Küremiz saatte 1670 Km. (otomobilin 16 katı bir) hızla döndüğü halde, dış yüzeyinin %70’ini kaplamış olan denizler, göller ve nehirlerdeki sular, acaba niçin savrulmuyor? Bizler ve cisimler niçin hiç savrulmuyoruz ve niçin hiç hissetmiyoruz? Dünyamızı 90 Km sarmalayan 7 katlı atmosfer tabakası, bu süratli dönüşten niçin etkilenmiyor veya niçin dağılmıyor?… 

Ayrıca; Dünyamız böylesine korkunç bir hızla kendi ekseni etrafında dönerken, aynı zamanda (kendisine 384 399 Km. uzaklıkta, %11 Eliptik yörüngeyle dönen AY ile birlikte) Güneşin etrafında da 108 000 Km (otomobilin 1 080 katı bir) hızla dönmektedir.  Dünyamız Güneşin etrafında böylesine sür’atli bir şeklide, üstelik (aynı, dünyanın Güneş etrafında dönüşü gibi) ELİPTİK bir yörünge çizerek dönerken, bu HASSAS DENGELER acaba niçin hiç bozulmuyor?…

Şimdi derin bir nefes alarak, konuya iyice odaklanalım:

Dünyamız ve Güneş sistemimiz Samanyolu galaksisinin, merkezine 26 000 IŞIK YILI (Bir Işık Yılı: 9 460 730 472 580 Km.) uzaklıkta ve Avcı kolu spiralinde bulunmaktadır. Güneş sisteminin galaksi merkezinin (ekseninin) etrafındaki dönüş hızı saatte yaklaşık 720 000 Km olduğu hesaplanmaktadır. (Bu hız daDünyamız için müthiş bir savrulma sebebidir.)

Yaklaşık 200 milyar yıldızı bünyesinde bulunduran Samanyolu Galaksisinin, uzay içindeki yüzme hızı ise saatte 950.000 km’dir. (100 Km giden otomobilin 9 500 katı.) Yani yerküremiz, Samanyolu ve Güneş sistemi ile birlikte bir saniyede 263 kilometre gibi bir hızla Vega yıldızına doğru yol aldığı da biliniyor… (Bu müthiş hız da bir savrulma sebebidir.)

Acaba Kainat milyarlarca yıldan beri, o hassas nizamını nasıl devam ettiriyor?
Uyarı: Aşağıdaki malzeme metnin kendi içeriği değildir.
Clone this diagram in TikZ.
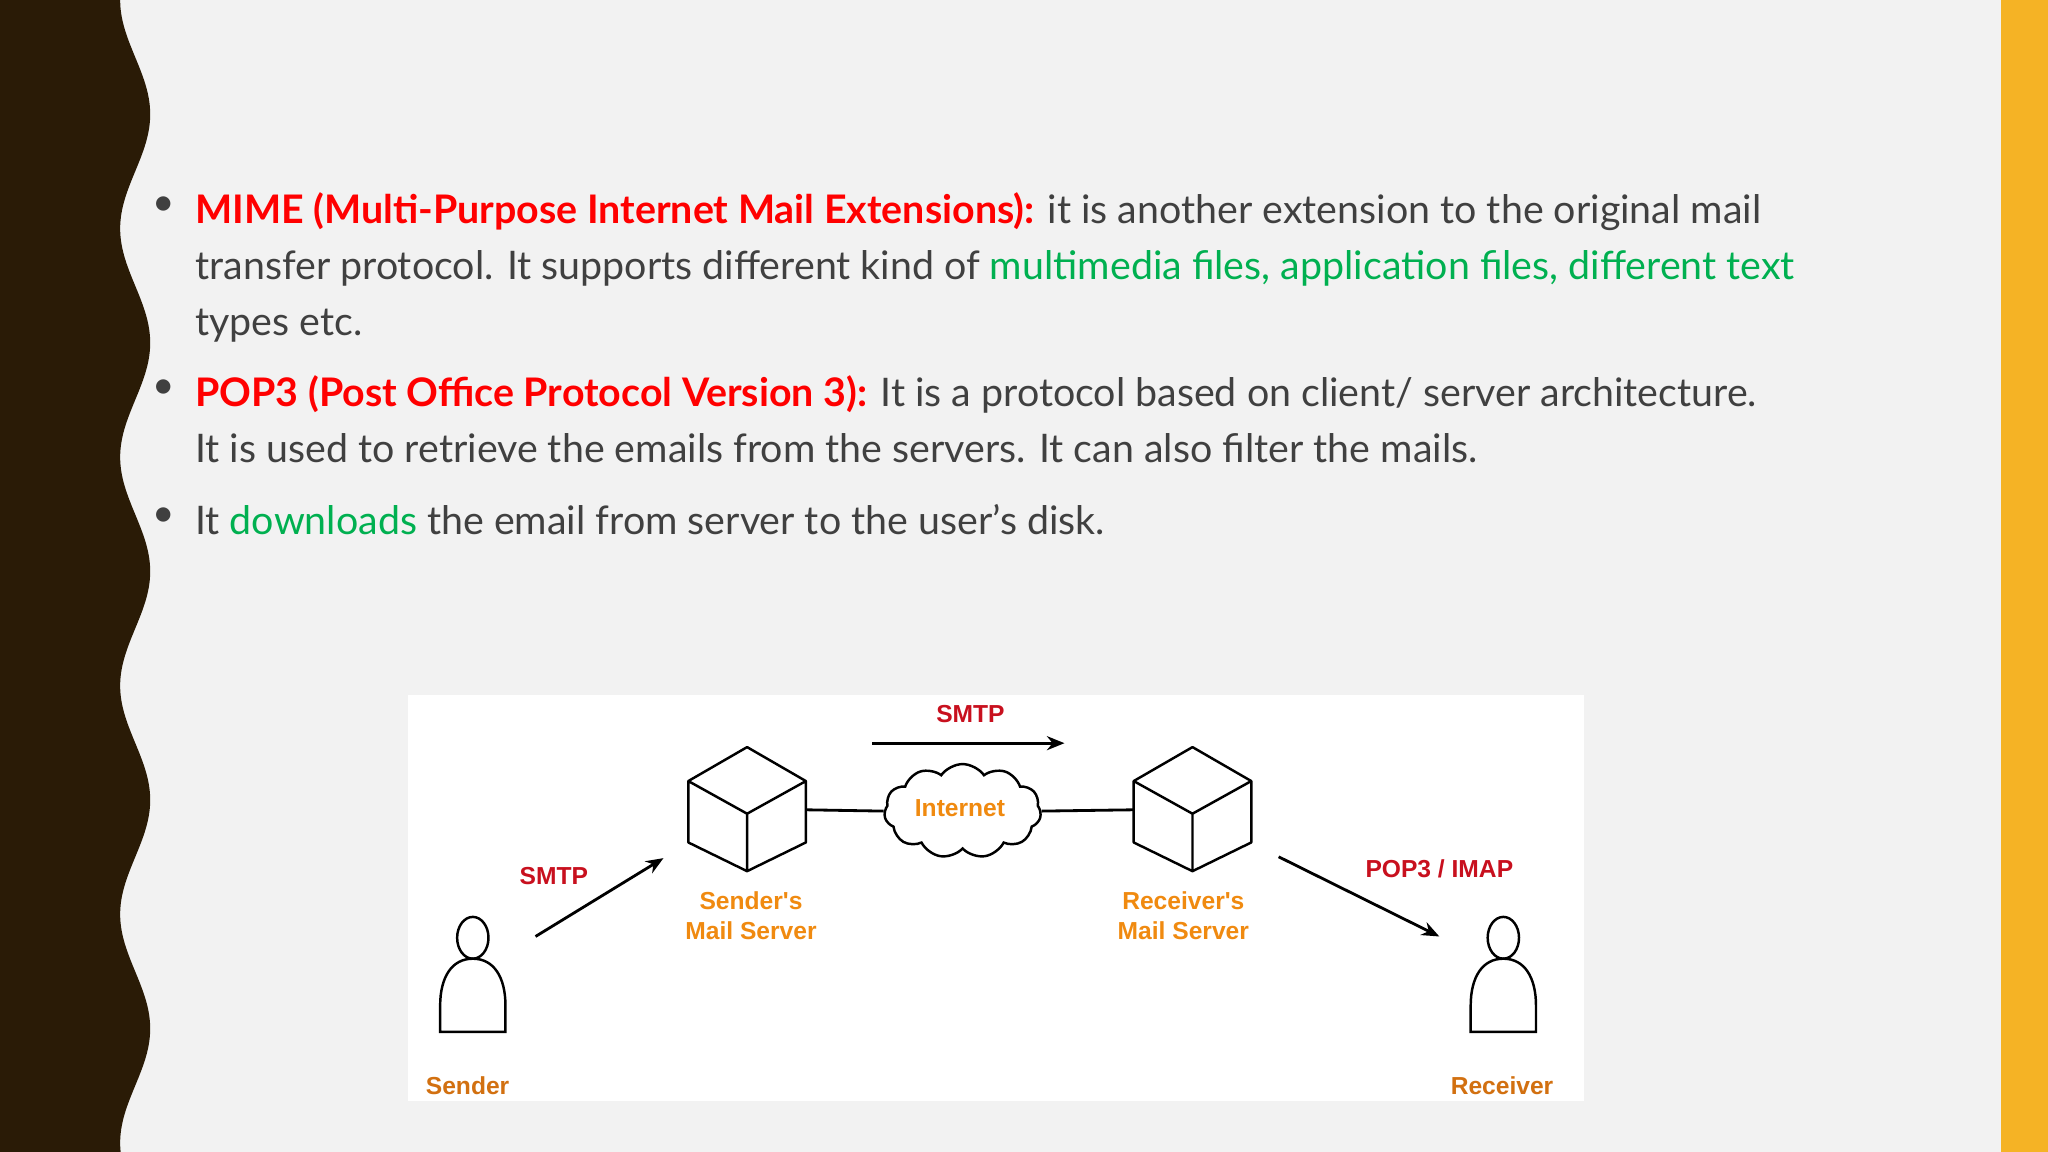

Asla tesadüfen olamayacağına göre, hangi İlim, hangi Kudret, hangi İradeye bağlı olarak devam ettiriyor?

Bu güç nasıl bir güç? Bu ilim nasıl bir ilim? Bu irade nasıl bir iradedir?…

İşte bu kusursuz düzeni kuran ve devamlılığını sağlayan, bizleri ve tüm evreni yaratmış olan İlim, İrade ve Kudret, Allah’tır cc. Bizler işte bu İlme, bu Kudrete, bu İradeye ve bu Rabb-i Rahime, saygı, sevgi ve tazim ile SECDE ediyoruz ve O’nu her şeyden çok seviyoruz…

SÖZLERİN EN DOĞRUSU: Enbiya Suresi, 33. A.; Geceyi, gündüzü, Güneş’i ve Ay’ı yaratan O’dur; (ki) her biri bir yörüngede yüzüp gidiyor.” 

Mülk Suresi, 3-4. A.; “O, (Allah ki) biri diğeriyle ‘tam bir uyum’ içinde yedi gök yaratmış olandır. Rahman’ın yaratmasında hiçbir ‘çelişki ve uygunsuzluk’ göremezsin. İşte gözü(nü) çevirip-gezdir; herhangi bir çatlaklık(bozukluk) görüyor musun? Sonra gözünü iki kere daha çevirip-gezdir; o göz umudunu kesmiş bir halde bitkin olarak sana dönecektir”. 

Enbiya Suresi, 30. A.; “O inkar edenler görmüyorlar mı ki, (başlangıçta) göklerle yer, birbiriyle bitişik iken, Biz onları ayırdık ve her canlı şeyi sudan yarattık. Yine de onlar inanmayacaklar mı?” Enbiya Suresi, 16. A.; “Biz, bir ‘oyun ve oyalanma konusu’ olsun diye göğü, yeri ve ikisi arasında bulunanları yaratmadık…!”  Mülk, 2. A.; “Hanginiz daha güzel işler yapacaksınız diye, sizi sınamak için, ölümü de hayatı da yaratan Odur.”